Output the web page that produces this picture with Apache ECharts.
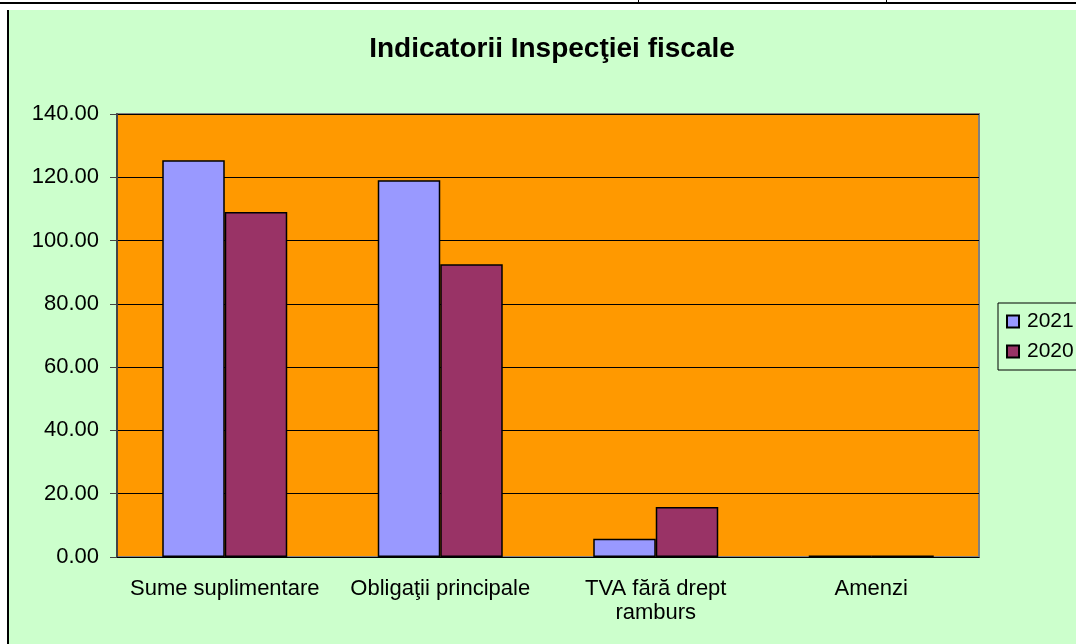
<!DOCTYPE html>
<html>
<head>
<meta charset="utf-8">
<script src="https://cdn.jsdelivr.net/npm/echarts@6/dist/echarts.min.js"></script>
<style>
  html, body { margin: 0; padding: 0; background: #fff; overflow: hidden; }
  #topline { position: absolute; left: 0; top: 2px; width: 1076px; height: 2px; background: #000; }
  .tick { position: absolute; top: 0; width: 1px; height: 3px; background: #000; }
  #panel { position: absolute; left: 7px; top: 10px; width: 1069px; height: 634px;
           background: #CCFFCC; border-left: 2px solid #000; box-sizing: border-box; }
  #chart { position: absolute; left: 0; top: 0; width: 1076px; height: 644px; }
</style>
</head>
<body>
<div id="topline"></div>
<div class="tick" style="left:638px"></div>
<div class="tick" style="left:886px"></div>
<div id="panel"></div>
<div id="chart"></div>
<script>
var categories = ['Sume suplimentare', 'Obligaţii principale', 'TVA fără drept\nramburs', 'Amenzi']
var years = ['2021', '2020']
var v2021 = [125.4, 119.1, 5.8, 0.5]
var v2020 = [109.0, 92.5, 15.8, 0.5]
var yMin = 0, yMax = 140, yStep = 20

var font = 'Liberation Sans, Arial, sans-serif'
var chart = echarts.init(document.getElementById('chart'))
chart.setOption({
  backgroundColor: 'transparent',
  animation: false,
  textStyle: { fontFamily: font },
  title: {
    text: 'Indicatorii Inspecţiei fiscale',
    left: 547, top: 30, textAlign: 'center',
    textStyle: { fontFamily: font, fontSize: 28, fontWeight: 'bold', color: '#000' }
  },
  legend: {
    orient: 'vertical', left: 998, top: 303,
    data: years,
    backgroundColor: '#CCFFCC', borderColor: '#000', borderWidth: 1,
    padding: [8, 40, 8, 8],
    itemWidth: 12, itemHeight: 12, itemGap: 9,
    icon: 'rect',
    textStyle: { fontFamily: font, fontSize: 21, color: '#000', padding: [0, 0, 0, 3] }
  },
  grid: {
    left: 117, top: 114, width: 862, height: 443,
    show: true, backgroundColor: '#FF9900', borderColor: '#808080', borderWidth: 2
  },
  xAxis: {
    type: 'category', data: categories,
    axisLine: { lineStyle: { color: '#000', width: 1 } },
    axisTick: { length: 6, lineStyle: { color: '#000' } },
    axisLabel: { margin: 20, fontFamily: font, fontSize: 22, color: '#000', lineHeight: 24, interval: 0 }
  },
  yAxis: {
    type: 'value', min: yMin, max: yMax, interval: yStep,
    axisLine: { show: true, lineStyle: { color: '#444', width: 2 } },
    axisTick: { show: true, length: 7, lineStyle: { color: '#444' } },
    splitLine: { lineStyle: { color: '#000', width: 1 } },
    axisLabel: {
      margin: 18, fontFamily: font, fontSize: 22, color: '#000',
      formatter: function (v) { return v.toFixed(2) }
    }
  },
  series: [
    { name: '2021', type: 'bar', data: v2021, barGap: '0%', barCategoryGap: '42%',
      itemStyle: { color: '#9999FF', borderColor: '#000', borderWidth: 1.5 } },
    { name: '2020', type: 'bar', data: v2020,
      itemStyle: { color: '#993366', borderColor: '#000', borderWidth: 1.5 } }
  ]
})
</script>
</body>
</html>
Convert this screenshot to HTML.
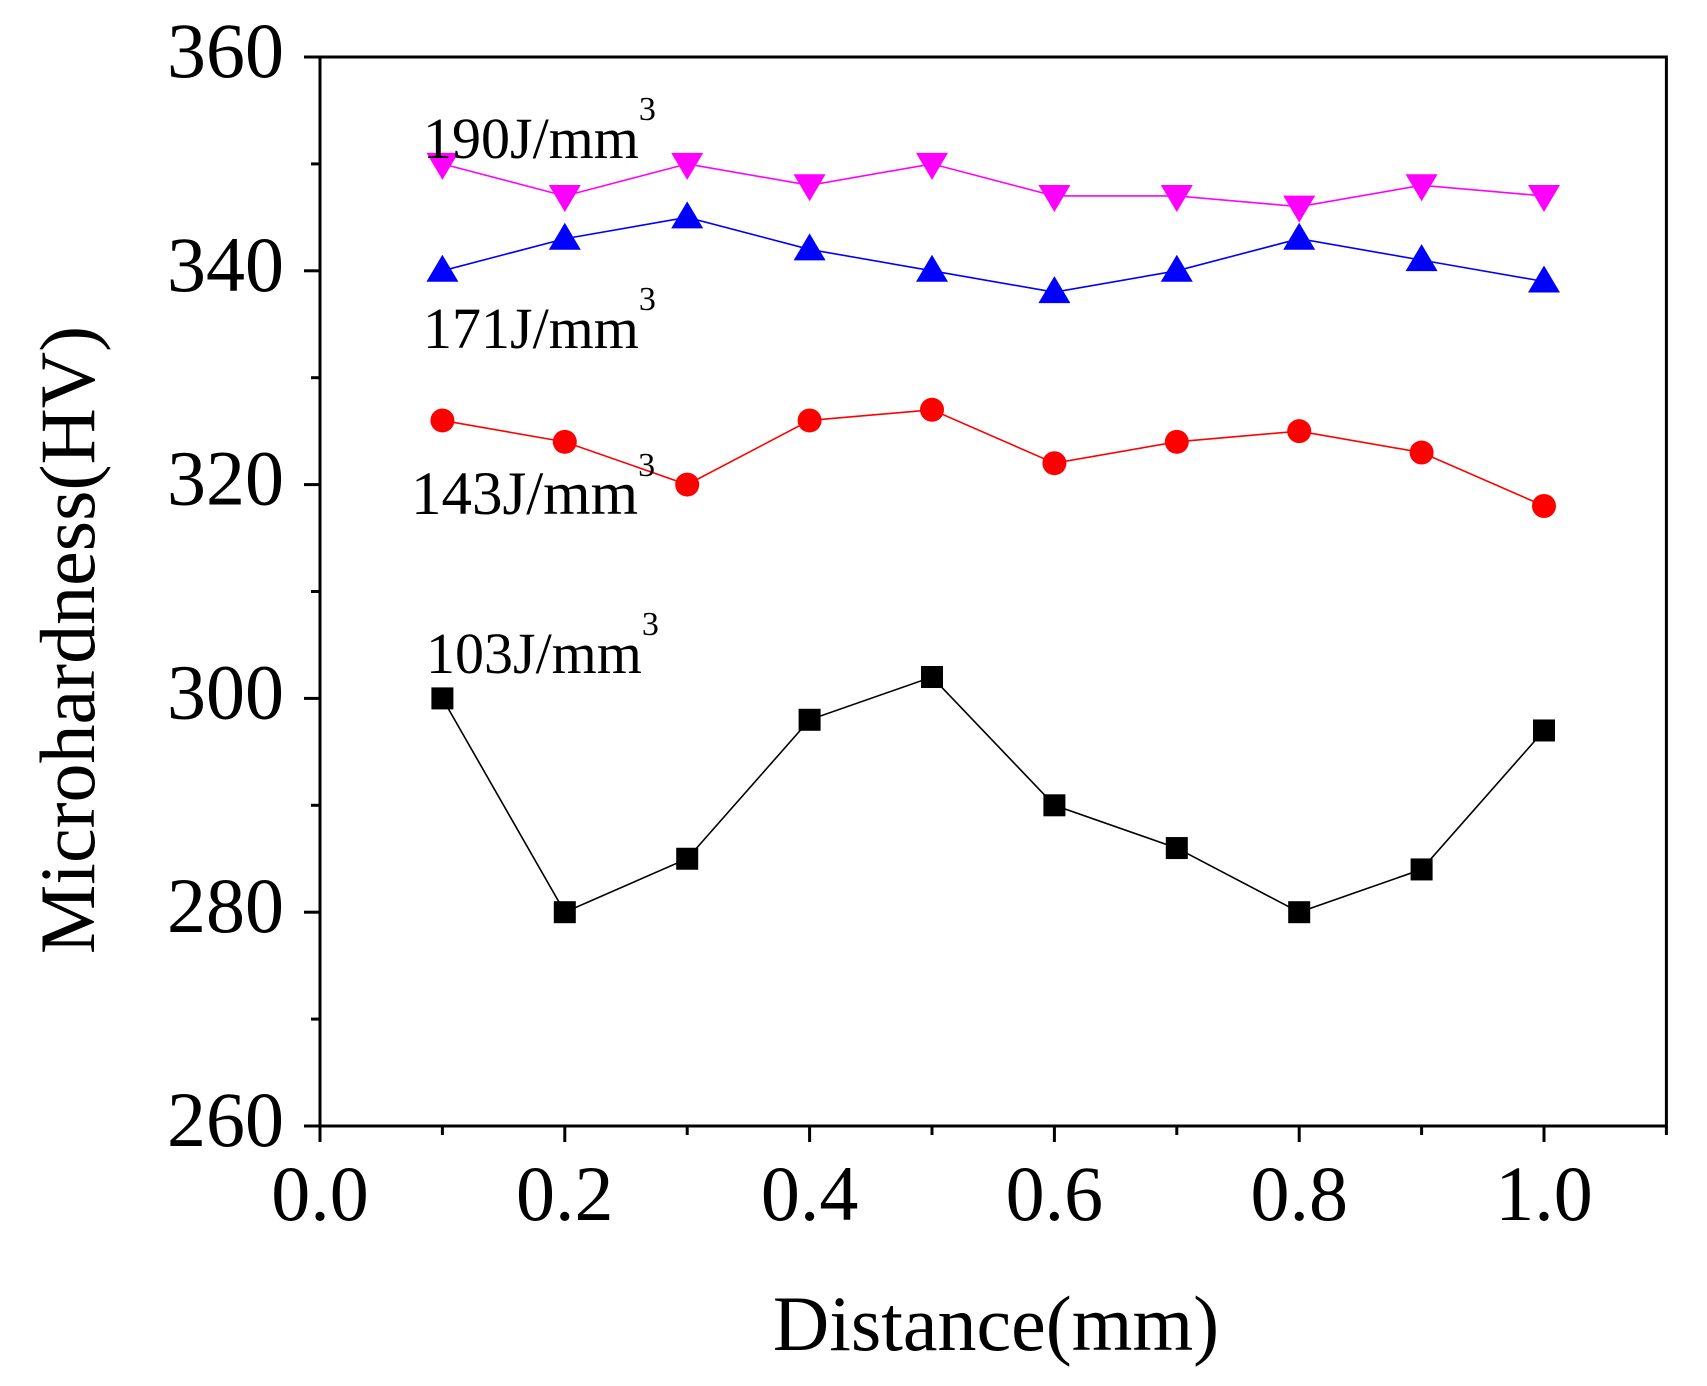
<!DOCTYPE html>
<html><head><meta charset="utf-8"><style>
html,body{margin:0;padding:0;background:#fff;}
svg{display:block;font-family:"Liberation Serif",serif;}
</style></head><body>
<svg id="s" width="1707" height="1386" viewBox="0 0 1707 1386" xmlns="http://www.w3.org/2000/svg"></svg>
<script>
const s=document.getElementById('s');
const X=v=>320+v*1224, Y=v=>57+(360-v)*(1069/100);
let h='';
h+=`<rect x="320" y="57" width="${11*122.4}" height="1069" fill="none" stroke="#000" stroke-width="3"/>`;
for(let i=0;i<=11;i++){const x=X(i/10);const L=i%2==0?16:9;h+=`<line x1="${x}" y1="1126" x2="${x}" y2="${1126+L}" stroke="#000" stroke-width="3"/>`;
 if(i%2==0)h+=`<text x="${x}" y="1220" font-size="78" text-anchor="middle">${(i/10).toFixed(1)}</text>`;}
for(let v=260;v<=360;v+=10){const y=Y(v);const L=v%20==0?16:9;h+=`<line x1="${320-L}" y1="${y}" x2="320" y2="${y}" stroke="#000" stroke-width="3"/>`;
 if(v%20==0)h+=`<text x="284" y="${y+20}" font-size="78" text-anchor="end">${v}</text>`;}
h+=`<text x="996" y="1350" font-size="78" text-anchor="middle">Distance(mm)</text>`;
h+=`<text transform="translate(94,640) rotate(-90)" font-size="78" text-anchor="middle">Microhardness(HV)</text>`;
const xs=[0.1,0.2,0.3,0.4,0.5,0.6,0.7,0.8,0.9,1.0];
const S=[
 {c:'#000',d:[300,280,285,298,302,290,286,280,284,297],m:'sq'},
 {c:'#f00',d:[326,324,320,326,327,322,324,325,323,318],m:'ci'},
 {c:'#00f',d:[340,343,345,342,340,338,340,343,341,339],m:'up'},
 {c:'#f0f',d:[350,347,350,348,350,347,347,346,348,347],m:'dn'}];
for(const k of S){
 h+=`<polyline fill="none" stroke="${k.c}" stroke-width="1.6" points="${xs.map((x,i)=>X(x)+','+Y(k.d[i])).join(' ')}"/>`;
 xs.forEach((x,i)=>{const cx=X(x),cy=Y(k.d[i]);
  if(k.m=='sq')h+=`<rect x="${cx-11}" y="${cy-11}" width="22" height="22" fill="${k.c}"/>`;
  if(k.m=='ci')h+=`<circle cx="${cx}" cy="${cy}" r="12" fill="${k.c}"/>`;
  if(k.m=='up')h+=`<polygon points="${cx-16},${cy+11} ${cx+16},${cy+11} ${cx},${cy-16}" fill="${k.c}"/>`;
  if(k.m=='dn')h+=`<polygon points="${cx-16},${cy-11} ${cx+16},${cy-11} ${cx},${cy+16}" fill="${k.c}"/>`;
 });
}
const lab=(x,y,t,f)=>`<text x="${x}" y="${y}" font-size="${f||58}">${t}<tspan font-size="34" dy="-38">3</tspan></text>`;
h+=lab(423,158,'190J/mm');
h+=lab(423,348,'171J/mm');
h+=lab(411,514,'143J/mm',61);
h+=lab(426,673,'103J/mm');
s.innerHTML=h;
</script>
</body></html>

## [TASK DETAILS]
Please write out all of the material above without changing a word, and omit any pictures.

## [TASK ANSWER]
Output the web page that produces this picture with Apache ECharts.
<!DOCTYPE html>
<html>
<head>
<meta charset="utf-8">
<script src="https://cdn.jsdelivr.net/npm/echarts@6/dist/echarts.min.js"></script>
<style>
  html, body { margin: 0; padding: 0; background: #fff; overflow: hidden; }
  #topline { position: absolute; left: 0; top: 2px; width: 1076px; height: 2px; background: #000; }
  .tick { position: absolute; top: 0; width: 1px; height: 3px; background: #000; }
  #panel { position: absolute; left: 7px; top: 10px; width: 1069px; height: 634px;
           background: #CCFFCC; border-left: 2px solid #000; box-sizing: border-box; }
  #chart { position: absolute; left: 0; top: 0; width: 1076px; height: 644px; }
</style>
</head>
<body>
<div id="topline"></div>
<div class="tick" style="left:638px"></div>
<div class="tick" style="left:886px"></div>
<div id="panel"></div>
<div id="chart"></div>
<script>
var categories = ['Sume suplimentare', 'Obligaţii principale', 'TVA fără drept\nramburs', 'Amenzi']
var years = ['2021', '2020']
var v2021 = [125.4, 119.1, 5.8, 0.5]
var v2020 = [109.0, 92.5, 15.8, 0.5]
var yMin = 0, yMax = 140, yStep = 20

var font = 'Liberation Sans, Arial, sans-serif'
var chart = echarts.init(document.getElementById('chart'))
chart.setOption({
  backgroundColor: 'transparent',
  animation: false,
  textStyle: { fontFamily: font },
  title: {
    text: 'Indicatorii Inspecţiei fiscale',
    left: 547, top: 30, textAlign: 'center',
    textStyle: { fontFamily: font, fontSize: 28, fontWeight: 'bold', color: '#000' }
  },
  legend: {
    orient: 'vertical', left: 998, top: 303,
    data: years,
    backgroundColor: '#CCFFCC', borderColor: '#000', borderWidth: 1,
    padding: [8, 40, 8, 8],
    itemWidth: 12, itemHeight: 12, itemGap: 9,
    icon: 'rect',
    textStyle: { fontFamily: font, fontSize: 21, color: '#000', padding: [0, 0, 0, 3] }
  },
  grid: {
    left: 117, top: 114, width: 862, height: 443,
    show: true, backgroundColor: '#FF9900', borderColor: '#808080', borderWidth: 2
  },
  xAxis: {
    type: 'category', data: categories,
    axisLine: { lineStyle: { color: '#000', width: 1 } },
    axisTick: { length: 6, lineStyle: { color: '#000' } },
    axisLabel: { margin: 20, fontFamily: font, fontSize: 22, color: '#000', lineHeight: 24, interval: 0 }
  },
  yAxis: {
    type: 'value', min: yMin, max: yMax, interval: yStep,
    axisLine: { show: true, lineStyle: { color: '#444', width: 2 } },
    axisTick: { show: true, length: 7, lineStyle: { color: '#444' } },
    splitLine: { lineStyle: { color: '#000', width: 1 } },
    axisLabel: {
      margin: 18, fontFamily: font, fontSize: 22, color: '#000',
      formatter: function (v) { return v.toFixed(2) }
    }
  },
  series: [
    { name: '2021', type: 'bar', data: v2021, barGap: '0%', barCategoryGap: '42%',
      itemStyle: { color: '#9999FF', borderColor: '#000', borderWidth: 1.5 } },
    { name: '2020', type: 'bar', data: v2020,
      itemStyle: { color: '#993366', borderColor: '#000', borderWidth: 1.5 } }
  ]
})
</script>
</body>
</html>
Convert this screenshot to HTML.
<!DOCTYPE html>
<html><head><meta charset="utf-8"><style>
html,body{margin:0;padding:0;background:#fff;}
svg{display:block;font-family:"Liberation Serif",serif;}
</style></head><body>
<svg id="s" width="1707" height="1386" viewBox="0 0 1707 1386" xmlns="http://www.w3.org/2000/svg"></svg>
<script>
const s=document.getElementById('s');
const X=v=>320+v*1224, Y=v=>57+(360-v)*(1069/100);
let h='';
h+=`<rect x="320" y="57" width="${11*122.4}" height="1069" fill="none" stroke="#000" stroke-width="3"/>`;
for(let i=0;i<=11;i++){const x=X(i/10);const L=i%2==0?16:9;h+=`<line x1="${x}" y1="1126" x2="${x}" y2="${1126+L}" stroke="#000" stroke-width="3"/>`;
 if(i%2==0)h+=`<text x="${x}" y="1220" font-size="78" text-anchor="middle">${(i/10).toFixed(1)}</text>`;}
for(let v=260;v<=360;v+=10){const y=Y(v);const L=v%20==0?16:9;h+=`<line x1="${320-L}" y1="${y}" x2="320" y2="${y}" stroke="#000" stroke-width="3"/>`;
 if(v%20==0)h+=`<text x="284" y="${y+20}" font-size="78" text-anchor="end">${v}</text>`;}
h+=`<text x="996" y="1350" font-size="78" text-anchor="middle">Distance(mm)</text>`;
h+=`<text transform="translate(94,640) rotate(-90)" font-size="78" text-anchor="middle">Microhardness(HV)</text>`;
const xs=[0.1,0.2,0.3,0.4,0.5,0.6,0.7,0.8,0.9,1.0];
const S=[
 {c:'#000',d:[300,280,285,298,302,290,286,280,284,297],m:'sq'},
 {c:'#f00',d:[326,324,320,326,327,322,324,325,323,318],m:'ci'},
 {c:'#00f',d:[340,343,345,342,340,338,340,343,341,339],m:'up'},
 {c:'#f0f',d:[350,347,350,348,350,347,347,346,348,347],m:'dn'}];
for(const k of S){
 h+=`<polyline fill="none" stroke="${k.c}" stroke-width="1.6" points="${xs.map((x,i)=>X(x)+','+Y(k.d[i])).join(' ')}"/>`;
 xs.forEach((x,i)=>{const cx=X(x),cy=Y(k.d[i]);
  if(k.m=='sq')h+=`<rect x="${cx-11}" y="${cy-11}" width="22" height="22" fill="${k.c}"/>`;
  if(k.m=='ci')h+=`<circle cx="${cx}" cy="${cy}" r="12" fill="${k.c}"/>`;
  if(k.m=='up')h+=`<polygon points="${cx-16},${cy+11} ${cx+16},${cy+11} ${cx},${cy-16}" fill="${k.c}"/>`;
  if(k.m=='dn')h+=`<polygon points="${cx-16},${cy-11} ${cx+16},${cy-11} ${cx},${cy+16}" fill="${k.c}"/>`;
 });
}
const lab=(x,y,t,f)=>`<text x="${x}" y="${y}" font-size="${f||58}">${t}<tspan font-size="34" dy="-38">3</tspan></text>`;
h+=lab(423,158,'190J/mm');
h+=lab(423,348,'171J/mm');
h+=lab(411,514,'143J/mm',61);
h+=lab(426,673,'103J/mm');
s.innerHTML=h;
</script>
</body></html>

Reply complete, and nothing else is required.